也就是先小隊列做450K拿到感興趣的甲基化位點,然後擴大隊列只測量感興趣的甲基化位點證明自己拿到的位點是有臨牀價值的,整體課題設計如下:
項目納入的病人來源:
- 347 E-HCC samples at the Sun Yat-sen University Cancer Center (SYSUCC)
- 295 samples at three independent centers as follows:
- 191 samples from the First Affiliated Hospital of Sun Yat-sen University
- 57 samples from Guangzhou Medical University Cancer Center (GZMUCC)
- 47 samples from the First Affiliated Hospital of Anhui Medical University (AHMUFH).
文章的introduction部分肯定是介紹 E-HCC疾病的重要性,還有甲基化信號的重要性。
當然,也不落俗套的在 The Cancer Genome Atlas (TCGA) database 數據庫進行驗證。
數據處理
首先,復發與否的66個腫瘤樣本數據找差異甲基化位點,得到 a list of 2,550 differential CpGs
然後使用 LASSO algorithm to identify a set of 30 CpGs
接着使用 SVM-RFE algorithm and selected a set of 30 CpGs
兩個算法有14個CpG位點的交集,如下圖所示:
其中並集是46個,可以看熱圖如下:
繼續使用 penalized Cox regression model ,最後縮小到3個甲基化位點:
- cg20657849, SCAN domain containing 3 (SCAND3)
- cg19406367, Src homology 3-domain growth factor receptor-bound 2-like interacting protein 1 (SGIP1)
- cg19931348 ,peptidase inhibitor 3 (PI3)
算法的效果如下;
同時也根據這3個甲基化位點,構建了風險模型公式:risk score = (0.104 × methylation level of SGIP1) + (−1.125 × methylation level of SCAND3) + (−0.085 × methylation level of PI3).

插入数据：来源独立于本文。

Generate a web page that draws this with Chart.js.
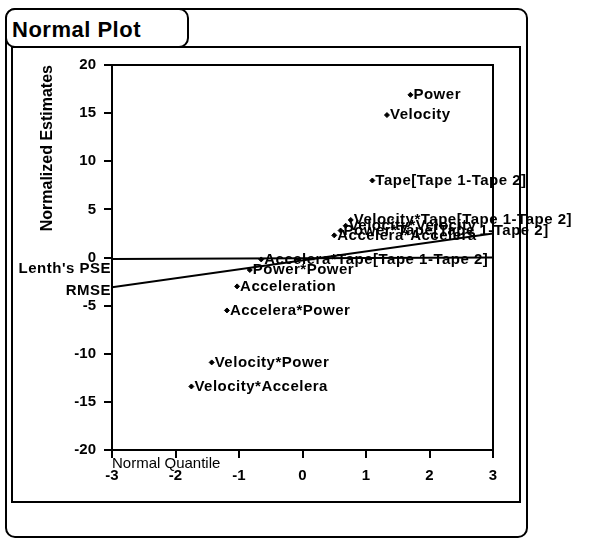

並且稱之爲: a methylation-based signature for patients with E-HCC (MSEH)
然後就可以去驗證集裏面去看看預測效果。
生存分析驗證模型效果
在開頭我們介紹的數據集裏面,作者都使用了生存分析,很顯著的發現這3個甲基化位點組成的a methylation-based signature for patients with E-HCC (MSEH) 具有很好的區分效果,如下圖:
因爲作者驗證的數據集已經有3個了,所以在TCGA的驗證作者只是放在附件。
In addition, the predictive value of MSEH was validated further in the TCGA data. MSEH successfully discriminated 125 patients with TNM stage I into high-risk and low-risk groups in terms of both RFS and OS (P , .001, P = .043, respectively; Data Supplement).
感興趣的朋友也可以很容易去下載TCGA的肝癌的甲基化信號矩陣,來根據這3個甲基化位點組成的a methylation-based signature for patients with E-HCC (MSEH) 來進行驗證。